American jazz trombonist (born 1953)

Gary Valente (born June 26, 1953) is a jazz trombonist.

==Early life==
Valente was born on June 26, 1953, in Worcester, Massachusetts. He started playing the trombone as a young child, encouraged by his father, who played the same instrument. In the 1970s he studied at the New England Conservatory of Music, with Jaki Byard, and recorded with the conservatory's Jazz Repertory Orchestra.

==Later life and career==
Valente became a prominent figure in contemporary big band jazz, as a member of bands led by Carla Bley, Lester Bowie, Chico O'Farrill, and George Russell. He has also played in a diverse range of smaller groups, including those led by Don Byron, Cab Calloway, Charlie Haden, Joe Lovano, and Andy Sheppard.

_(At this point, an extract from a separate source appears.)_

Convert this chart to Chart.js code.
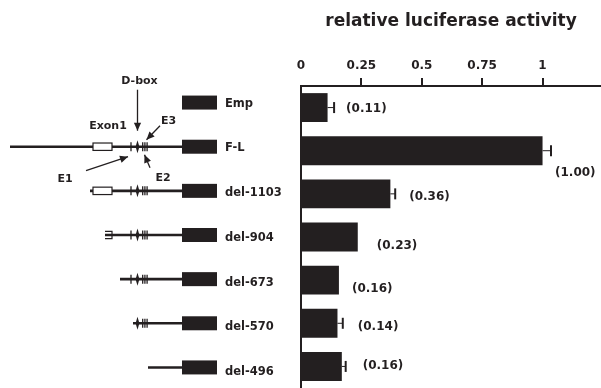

As a leader, he had a small band with tenor saxophonist Bob Hanlon in the late 1980s and co-founded Slideride with other trombonists in 1994. At the end of the 1990s he led a quintet that featured Lew Soloff.

==Discography==
With Carla Bley
- Social Studies (Watt, 1981)
- Live! (Watt, 1982)
- I Hate to Sing (Watt, 1984)
- Heavy Heart (Watt, 1984)
- Fleur Carnivore (Watt, 1989)
- The Very Big Carla Bley Band (Watt, 1991)
- Big Band Theory (Watt, 1993)
- The Carla Bley Big Band Goes to Church (Watt, 1996)
- 4x4 (Watt, 2000)
- Looking for America (Watt, 2003)
- Appearing Nightly (Watt, 2008)

With Lester Bowie
- The Odyssey of Funk & Popular Music (Atlantic, 1998)
- When the Spirit Returns (Warner/Birdology, 2000)

With George Gruntz
- Global Excellence (TCB, 2001)
- Tiger by the Tail (TCB, 2006)
- Pourquoi Pas? Why Not? (TCB, 2008)

With Joe Lovano
- Worlds (Label Bleu, 1990)
- Viva Caruso (Blue Note, 2002)

With Nick Mason
- Nick Mason's Fictitious Sports (Harvest, 1981)
- Unattended Luggage (Parlophone, 2018)

With Arturo O'Farrill
- Song for Chico (Zoho, 2008)
- Final Night at Birdland (Zoho, 2013)

With Chico O'Farrill
- Heart of a Legend (Milestone, 1999)
- Carambola (Milestone, 2000)

With Ed Schuller
- Life Cycle (GM, 1982)
- The Eleventh Hour (Tutu, 1992)
- To Know Where One Is (Power Bros 1994)
- The Force (Tutu, 1996)

With Andy Sheppard
- Soft on the Inside (Antilles, 1990)
- Rhythm Method (Blue Note, 1993)
- Delivery Suite (Blue Note, 1994)

With others
- Ray Anderson, Craig Harris and George Lewis, Slideride (hat ART, 1995)
- Charlie Haden, The Ballad of the Fallen (ECM, 1983)
- Defunkt, Live in Europe (2002)
- George Russell, New York Big Band (Soul Note, 1982)
- George Schuller, Lookin' Up from Down Below (GM, 1989)
- Joseph Daley, The Seven Deadly Sins (Jaro, 2010)
- Karen Mantler, Karen Mantler's Pet Project (Virgin 2000)
- Orange Then Blue, Music for Jazz Orchestra (GM, 1987)
- Robert Wyatt, Different Every Time (Domino, 2014)
- Sara Lee, Make It Beautiful (Righteous Babe, 2000)
- Steve Weisberg, I Can't Stand Another Night Alone (XtraWATT, 1986)
- Tony Dagradi, Oasis (Gramavision, 1980)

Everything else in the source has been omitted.